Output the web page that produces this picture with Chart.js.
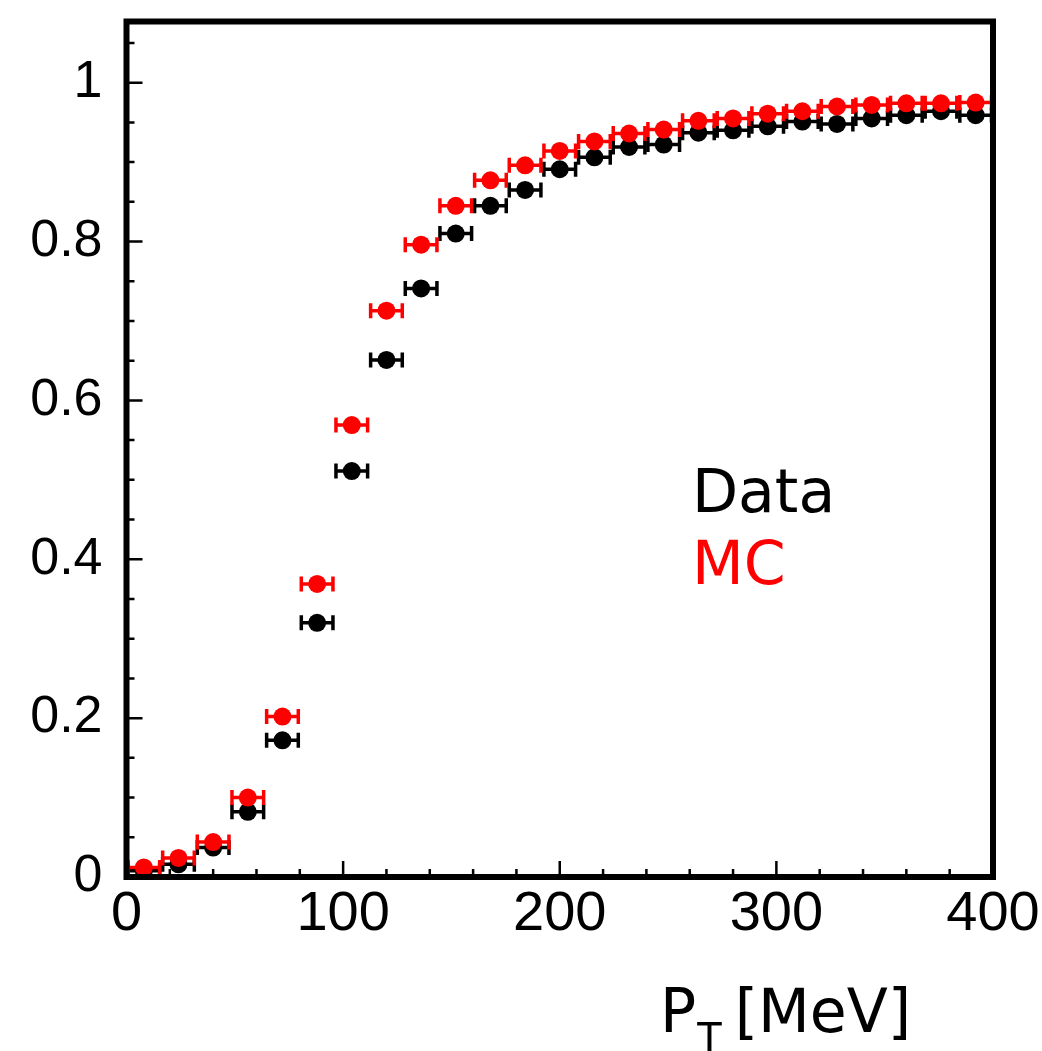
--
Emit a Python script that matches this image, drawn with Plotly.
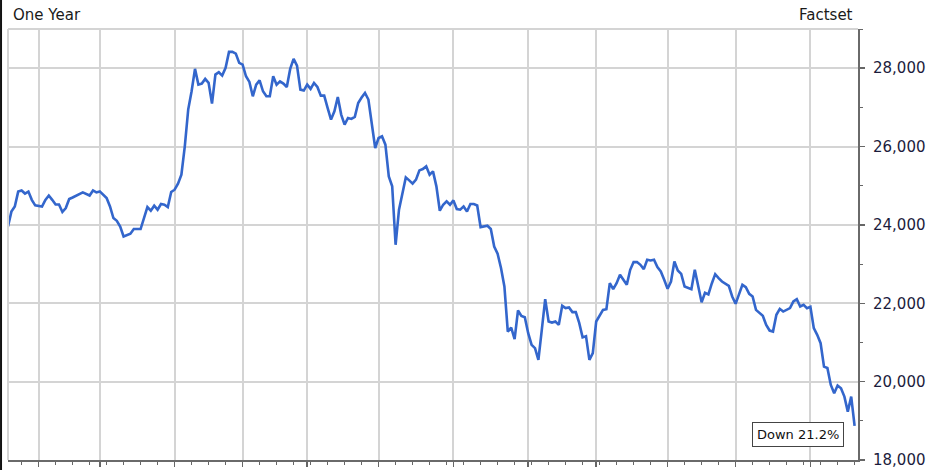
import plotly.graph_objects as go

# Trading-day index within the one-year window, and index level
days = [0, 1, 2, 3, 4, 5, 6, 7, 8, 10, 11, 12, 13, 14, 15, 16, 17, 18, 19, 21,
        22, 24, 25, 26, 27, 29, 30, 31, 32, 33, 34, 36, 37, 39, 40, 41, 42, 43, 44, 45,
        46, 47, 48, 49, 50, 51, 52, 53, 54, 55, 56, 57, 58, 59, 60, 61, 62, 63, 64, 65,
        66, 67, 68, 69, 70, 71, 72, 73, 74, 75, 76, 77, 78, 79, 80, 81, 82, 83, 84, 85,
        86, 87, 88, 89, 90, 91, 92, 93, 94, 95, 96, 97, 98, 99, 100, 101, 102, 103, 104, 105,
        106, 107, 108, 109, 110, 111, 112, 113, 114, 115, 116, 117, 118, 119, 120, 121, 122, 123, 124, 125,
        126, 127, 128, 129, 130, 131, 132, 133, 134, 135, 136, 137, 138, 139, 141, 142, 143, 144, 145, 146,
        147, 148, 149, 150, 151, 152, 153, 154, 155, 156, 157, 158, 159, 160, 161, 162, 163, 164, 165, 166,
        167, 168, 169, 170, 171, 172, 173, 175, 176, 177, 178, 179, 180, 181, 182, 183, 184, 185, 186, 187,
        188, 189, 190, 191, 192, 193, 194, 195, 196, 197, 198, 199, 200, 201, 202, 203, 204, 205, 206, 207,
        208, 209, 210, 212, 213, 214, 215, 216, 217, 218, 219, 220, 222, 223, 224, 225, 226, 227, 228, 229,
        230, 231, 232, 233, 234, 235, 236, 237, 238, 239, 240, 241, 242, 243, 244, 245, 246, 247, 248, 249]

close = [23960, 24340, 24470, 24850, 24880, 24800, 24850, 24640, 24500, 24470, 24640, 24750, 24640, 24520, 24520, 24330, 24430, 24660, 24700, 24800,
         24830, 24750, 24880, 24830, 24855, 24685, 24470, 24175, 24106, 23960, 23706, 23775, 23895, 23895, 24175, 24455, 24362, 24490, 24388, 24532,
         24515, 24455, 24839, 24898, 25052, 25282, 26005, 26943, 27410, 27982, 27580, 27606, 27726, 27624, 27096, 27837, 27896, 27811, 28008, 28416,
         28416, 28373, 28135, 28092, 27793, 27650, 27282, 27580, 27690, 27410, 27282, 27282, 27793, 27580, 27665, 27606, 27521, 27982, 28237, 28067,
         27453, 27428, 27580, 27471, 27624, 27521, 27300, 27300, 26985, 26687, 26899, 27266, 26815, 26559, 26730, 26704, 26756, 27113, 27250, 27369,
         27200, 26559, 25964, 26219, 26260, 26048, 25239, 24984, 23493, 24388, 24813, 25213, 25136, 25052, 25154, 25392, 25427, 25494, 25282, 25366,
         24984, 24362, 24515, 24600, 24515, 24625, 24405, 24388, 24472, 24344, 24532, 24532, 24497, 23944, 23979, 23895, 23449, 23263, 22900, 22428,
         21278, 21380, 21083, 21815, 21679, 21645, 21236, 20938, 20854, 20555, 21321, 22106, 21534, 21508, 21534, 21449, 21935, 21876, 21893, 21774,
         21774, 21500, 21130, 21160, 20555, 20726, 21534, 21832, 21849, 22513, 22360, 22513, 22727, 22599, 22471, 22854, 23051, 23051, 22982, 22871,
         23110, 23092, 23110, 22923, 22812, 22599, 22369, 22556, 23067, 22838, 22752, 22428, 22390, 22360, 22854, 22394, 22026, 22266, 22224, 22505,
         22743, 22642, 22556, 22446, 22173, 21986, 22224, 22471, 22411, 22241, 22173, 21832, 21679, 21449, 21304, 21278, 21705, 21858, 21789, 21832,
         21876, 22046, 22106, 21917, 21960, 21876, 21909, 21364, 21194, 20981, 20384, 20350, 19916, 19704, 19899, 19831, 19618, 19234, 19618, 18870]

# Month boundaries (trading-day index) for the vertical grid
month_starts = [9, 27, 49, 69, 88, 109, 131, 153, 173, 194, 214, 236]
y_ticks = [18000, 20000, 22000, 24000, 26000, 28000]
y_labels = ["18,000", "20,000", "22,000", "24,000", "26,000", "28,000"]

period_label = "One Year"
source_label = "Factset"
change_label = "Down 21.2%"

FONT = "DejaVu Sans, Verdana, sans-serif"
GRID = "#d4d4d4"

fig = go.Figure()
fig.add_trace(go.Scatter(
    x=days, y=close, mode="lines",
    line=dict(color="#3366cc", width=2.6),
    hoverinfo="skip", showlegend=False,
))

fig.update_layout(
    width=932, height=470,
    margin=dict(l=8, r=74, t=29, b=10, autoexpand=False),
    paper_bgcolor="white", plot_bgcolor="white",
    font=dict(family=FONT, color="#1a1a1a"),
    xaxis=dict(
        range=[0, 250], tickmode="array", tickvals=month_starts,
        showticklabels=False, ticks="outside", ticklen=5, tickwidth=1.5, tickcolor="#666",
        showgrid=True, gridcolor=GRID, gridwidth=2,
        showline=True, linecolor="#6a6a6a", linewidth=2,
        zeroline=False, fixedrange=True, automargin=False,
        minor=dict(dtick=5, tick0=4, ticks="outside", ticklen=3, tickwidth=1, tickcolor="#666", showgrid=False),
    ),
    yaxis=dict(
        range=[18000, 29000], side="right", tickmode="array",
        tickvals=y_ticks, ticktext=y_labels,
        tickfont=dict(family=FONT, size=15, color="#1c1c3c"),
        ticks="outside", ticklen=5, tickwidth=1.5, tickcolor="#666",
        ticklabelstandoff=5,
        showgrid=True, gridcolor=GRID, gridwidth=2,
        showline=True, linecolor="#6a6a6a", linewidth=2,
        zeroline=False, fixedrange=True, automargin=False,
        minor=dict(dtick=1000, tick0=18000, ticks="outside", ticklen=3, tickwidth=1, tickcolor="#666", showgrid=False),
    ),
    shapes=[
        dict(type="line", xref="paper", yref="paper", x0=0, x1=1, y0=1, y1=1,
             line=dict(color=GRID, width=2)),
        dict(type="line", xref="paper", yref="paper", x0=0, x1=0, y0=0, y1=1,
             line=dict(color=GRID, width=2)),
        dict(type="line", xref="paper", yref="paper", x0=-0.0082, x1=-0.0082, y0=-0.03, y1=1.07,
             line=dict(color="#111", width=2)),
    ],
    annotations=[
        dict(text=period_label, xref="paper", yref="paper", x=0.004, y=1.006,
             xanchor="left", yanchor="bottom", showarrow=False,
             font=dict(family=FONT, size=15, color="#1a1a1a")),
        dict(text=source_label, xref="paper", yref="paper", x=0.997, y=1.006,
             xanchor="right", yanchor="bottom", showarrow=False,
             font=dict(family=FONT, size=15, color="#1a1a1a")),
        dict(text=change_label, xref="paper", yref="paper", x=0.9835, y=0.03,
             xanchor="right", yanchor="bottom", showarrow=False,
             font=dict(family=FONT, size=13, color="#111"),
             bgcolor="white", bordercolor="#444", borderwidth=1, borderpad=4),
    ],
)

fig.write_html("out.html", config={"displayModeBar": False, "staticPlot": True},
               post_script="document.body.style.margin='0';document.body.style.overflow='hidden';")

• STATED GOAL:
In the entries above, how many lines contain the word "this"? Answer with the number only.

• REPLY:
2